Anatomia di un omicidio.

Il tema della giustizia secondo Preminger.

Roma, 3 ottobre 2019. Uno dei film più incisivi della cinematografia statunitense, e di conseguenza mondiale, che analizza con rara acutezza il problema della giustizia è Anatomia di un omicidio (Anatomy of a Murder). Il 3 ottobre del 1959, in uscita negli Usa, il maestro Otto Preminger ci da un saggio della sua maestria confezionando una pellicola basata tutta sul gioco delle parti, tra verità ed ambiguità, in un processo che si celebra in una realtà della provincia americana, esattamente nel Michigan.

Preminger narra il dibattimento di un omicidio perpetrato da un tenente dell’esercito, reduce dalla guerra di Corea, nei confronti di un gestore di un bar che avrebbe violentato la moglie dello stesso tenente. La difesa del graduato viene accettata da un avvocato di provincia coadiuvato da una fedele segretaria e da un vecchio giurista in disarmo e per di più alcolizzato. La pubblica accusa invece è rafforzata da un valente avvocato proveniente appositamente dalla grande città.

Il film va avanti per quasi tre ore di programmazione attraverso scambi serrati tra accusa e difesa, tra testimonianze scomode e in qualche caso reticenti. Il contrasto evidenziato è proprio incentrato sui particolari scabrosi del processo, nel puritanesimo americano dell’epoca, e sulla psicologia dei vari personaggi nell’analisi del delitto. Nel 1959 Preminger mostra un coraggio non comune nel proporre un testo con un linguaggio abbastanza esplicito per riferimenti sessuali nei dialoghi, tant’è che qualche guaio con la censura si verificherà.

Coraggio, dal punto di vista cinematografico, che Preminger ha sempre manifestato nelle sue opere per la scelta di contenuti non banali come ne L’uomo dal braccio d’oro del 1955, sulla dipendenza dalla droga del protagonista, o come sarà Exodus del 1960 nel racconto della costituzione dello stato di Israele dopo l’ultimo conflitto mondiale.

Anatomia di un omicidio rappresenta uno spartiacque nella cinematografia relativamente al tema della giustizia. Il suo ritmo incalzante lo ritroveremo in molte pellicole future.

Monumentale la performance del maturo James Stewart, nel ruolo dell’avvocato difensore, ben spalleggiato da George C.Scott, accusatore; un gradino più sotto alcuni ottimi caratteristi con una provocante Lee Remick nei panni (pochi) della moglie del tenente.
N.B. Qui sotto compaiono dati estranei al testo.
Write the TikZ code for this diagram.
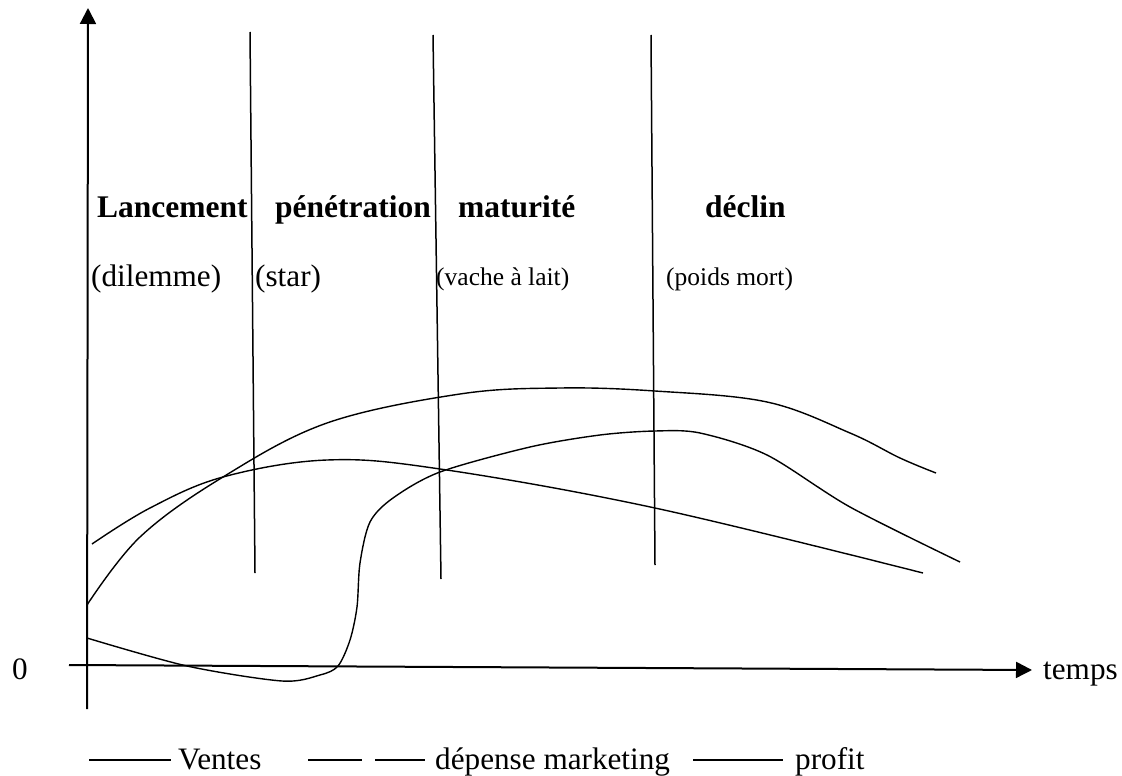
\documentclass[tikz,border=0pt]{standalone}
\usepackage{fontspec}
\setmainfont{Liberation Serif}
\usetikzlibrary{arrows.meta}
\tikzset{
  axis/.style={line width=2pt,-{Triangle[length=16pt,width=16pt]}},
  phase/.style={line width=1.5pt},
  curve/.style={line width=1.4pt,line join=round},
  legline/.style={line width=1.1pt},
  lbl/.style={inner sep=0pt,anchor=base west,font=\fontsize{31.2}{37}\selectfont},
  small/.style={lbl,font=\fontsize{25.5}{30}\selectfont},
  stage/.style={lbl,font=\fontsize{31.5}{37}\selectfont\bfseries},
}
\begin{document}
\begin{tikzpicture}[x=1pt,y=-1pt]
\useasboundingbox (0,0) rectangle (1122,776);

% axes
\coordinate (ybot) at (87,709);
\coordinate (ytop) at (88,8);
\coordinate (xleft) at (69,665);
\coordinate (xright) at (1032,670);
\draw[axis] (ybot) -- (ytop);
\draw[axis] (xleft) -- (xright);
\node[lbl] (zero) at (12,679) {0};
\node[lbl] (temps) at (1043,679) {temps};

% phase separators
\coordinate (s1t) at (250,32);  \coordinate (s1b) at (255,573);
\coordinate (s2t) at (433,35);  \coordinate (s2b) at (441,579);
\coordinate (s3t) at (651,35);  \coordinate (s3b) at (655,565);
\draw[phase] (s1t) -- (s1b);
\draw[phase] (s2t) -- (s2b);
\draw[phase] (s3t) -- (s3b);

% stage names
\node[stage] (lanc) at (97,217) {Lancement};
\node[stage] (pene) at (275,217) {pénétration};
\node[stage] (matu) at (458,217) {maturité};
\node[stage] (decl) at (705,217) {déclin};
\node[lbl] (dil) at (91,286) {(dilemme)};
\node[lbl] (star) at (255,286) {(star)};
\node[small] (vache) at (436,285) {(vache à lait)};
\node[small] (poids) at (666,285) {(poids mort)};

% curves
\draw[curve] plot[smooth,tension=0.6] coordinates {
  (87,605) (140,537) (223,477) (327,423) (460,394) (560,388) (655,391)
  (767,402) (850,433) (900,458) (936,473)};
\draw[curve] plot[smooth,tension=0.6] coordinates {
  (92,544) (150,508) (223,477) (327,460) (440,469) (655,508) (923,573)};
\draw[curve] plot[smooth,tension=0.5] coordinates {
  (87,638) (187,666) (282,681) (320,675) (338,666) (350,640) (357,607)
  (360,563) (370,522) (393,498) (440,472) (530,447) (600,435) (655,431)
  (700,433) (767,455) (850,507) (960,562)};

% legend
\coordinate (l1a) at (89,760);  \coordinate (l1b) at (171,760);
\coordinate (l2a) at (308,760); \coordinate (l2b) at (362,760);
\coordinate (l3a) at (375,760); \coordinate (l3b) at (425,760);
\coordinate (l4a) at (693,760); \coordinate (l4b) at (783,760);
\draw[legline] (l1a) -- (l1b);
\draw[legline] (l2a) -- (l2b);
\draw[legline] (l3a) -- (l3b);
\draw[legline] (l4a) -- (l4b);
\node[lbl] (ventes) at (178,769) {Ventes};
\node[lbl] (depense) at (435,769) {dépense marketing};
\node[lbl] (profit) at (795,769) {profit};
\end{tikzpicture}
\end{document}
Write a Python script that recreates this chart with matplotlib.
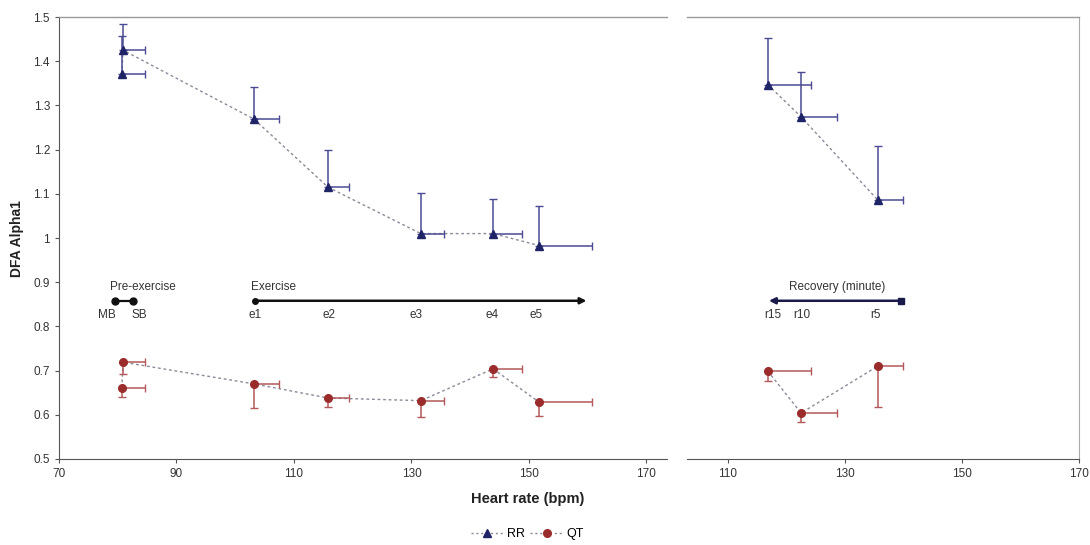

Cameo di Duke Ellington, autore della colonna sonora, che in un momento di pausa del processo si esibisce al pianoforte in un motivo a quattro mani con Stewart e altra curiosità il giudice Weaver che dirime il dibattimento è interpretato da un vero avvocato, Joseph N.Welch, che a seguito della sua apprezzata interpretazione lavorò poi in programmi televisivi. Una sorta di Santi Licheri ante litteram.